Anders Behring Breivik had no legitimate grievance | Gavan Titley and Alana Lentin | Comment is free

/anders-behring-breivik-multicultural-fa

  • Anders Behring Breivik had no legitimate grievance | Gavan Titley and Alana Lentin | Comment is free | guardian.co.uk
    http://www.guardian.co.uk/commentisfree/2011/jul/26/anders-behring-breivik-multicultural-failure?CMP=twt_gu

    Despite the fact that Anders Behring Breivik was not permitted to publicly justify his actions in public on Monday, a scrambling defence of his repertoire of prejudice is already in full swing.
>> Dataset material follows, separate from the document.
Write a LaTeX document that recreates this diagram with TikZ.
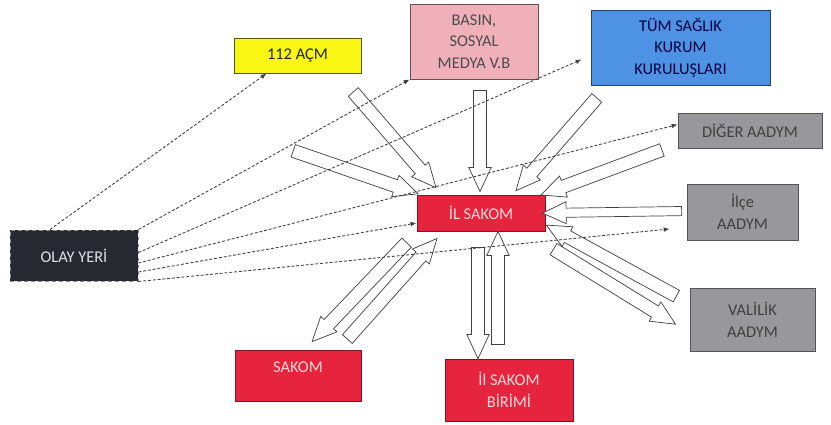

Writing in the Wall Street Journal, Bruce Bawer, who is quoted by Breivik in his manifesto 2083: A European Declaration of Independence, emphasises his repeated warnings that a rightwing extremist may use violence to address “legitimate concerns about genuine problems”. Bawer blames mainstream politics for failing to address the corrosion of Europe by Islamicisation and multiculturalism, meanwhile The Jerusalem Post cautions that “Oslo’s devastating tragedy should not be allowed to be manipulated by those who would cover up the abject failure of multiculturalism”.

    Racism is often justified as an aberrant reaction to understandable provocation; the focus on “multiculturalism” in the aftermath of the Oslo tragedy draws attention to contemporary racism’s most elastic alibi. The “failure of multiculturalism” is an article of faith in European politics and, like all acts of faith, it depends on the acceptance of an underlying mystery. Despite the denunciations of this “failed experiment”, there has never been a time in Europe where multiculturalism was the dominant ideology. As Ralph Grillo has argued, state practices, in the few countries that have adopted them, are characterised by a “weak” patchwork of policy initiatives and aspirational rhetoric. Yet critics have consistently assumed the damaging existence of a coherent “strong” form, which is always “unbridled”.